Ma più che da quella del CACCIATORE BIANCO, il film è da scoprire dalle parti di CUORE NERO. Dai sussulti premonitori di una prima parte, un po' lunghetta: il bisticcio per "Hollywood" usato come un insulto, un ritratto, con aggiunta di baffetti appropriati che la fanno assomigliare ad Hitler, di una bella donna antisemita, due pugni in faccia all'albergatore razzista. Fino all'elefante. Che non è tanto un elefante (anche perché, così si dice, Huston non riuscì mai ad averne uno a tiro...), ma un'altra bestia, quella nera che ci portiamo dentro: lasciatela avvicinarsi, ed il film s'impenna. Come? Con la dinamica: Eastwood, non ve lo insegno, è maestro nel restituire la forza cinetica alla superficie dello schermo. Che siano pugni o pallottole, come nei suoi film sull'ispettore Harry, o una cavalcata sfrenata e sensuale come quella che apre il film, o il celebre barchino d'AFRICAN QUEEN, condotto in perlustrazione fino ai limiti estremi delle rapidi, è una consistenza quasi fisica della realtà, una materialità praticamente palpabile quella che ci rimandano le immagini. Incontrando finalmente l'elefante, tutta questa fisicità diventa, poiché è il destino degli estremi, qualcosa d'improvvisamente spirituale: ed il film, assieme al racconto, precipita in una splendida spirale. Il piccolo gigante che era Huston, e l'animale, faccia a faccia; separati, per un istante formidabilmente dilatato, dall'occhio nel mirino. L'elefantino che scorrazza, quasi per gioco: e l'irrazionale che irrompe, provocando la morte dell'unico individuo con il quale sembrava passare la corrente, la guida indigena.

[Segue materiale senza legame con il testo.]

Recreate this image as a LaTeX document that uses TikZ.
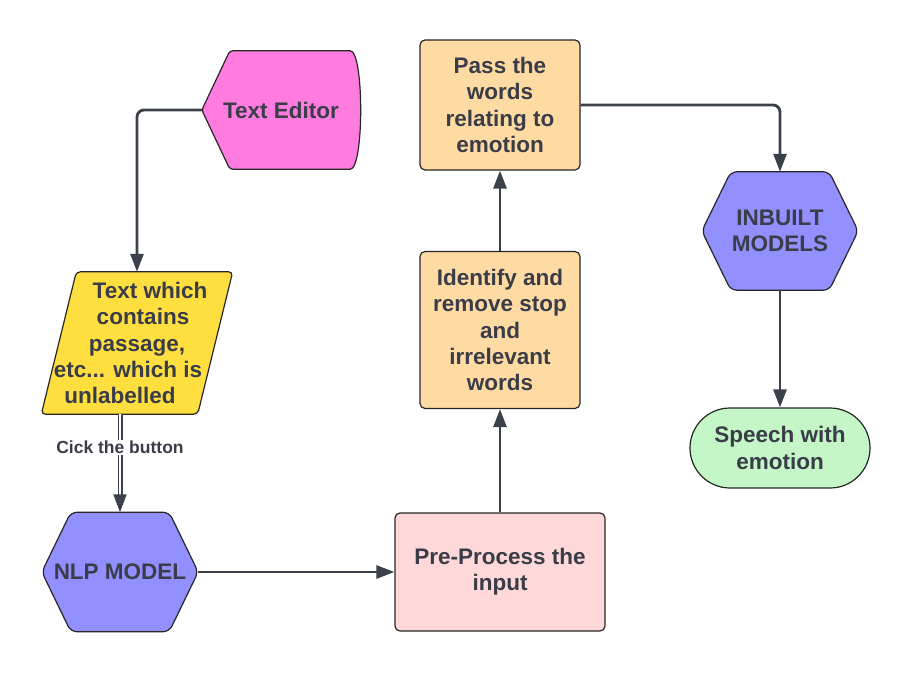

Posto di fronte allo specchio, svuotato dalle proprie pulsioni anche mortali, ora il protagonista può anche tornare - in una splendida sequenza conclusiva - coi piedi per terra. L'aspetta - quasi l'avevamo dimenticato - un film celebre da compiere. Lasciandosi cadere pesantemente sulla sua sedia da regista, libero e disfatto, Huston - Eastwood è allora ogni artista giunto alla soglia della creazione. Ha vissuto fino in fondo i propri traumi, le proprie contraddizioni. Ed è infine pronto a trascriverle: pronto a dare il primo ciak di AFRICAN QUEEN."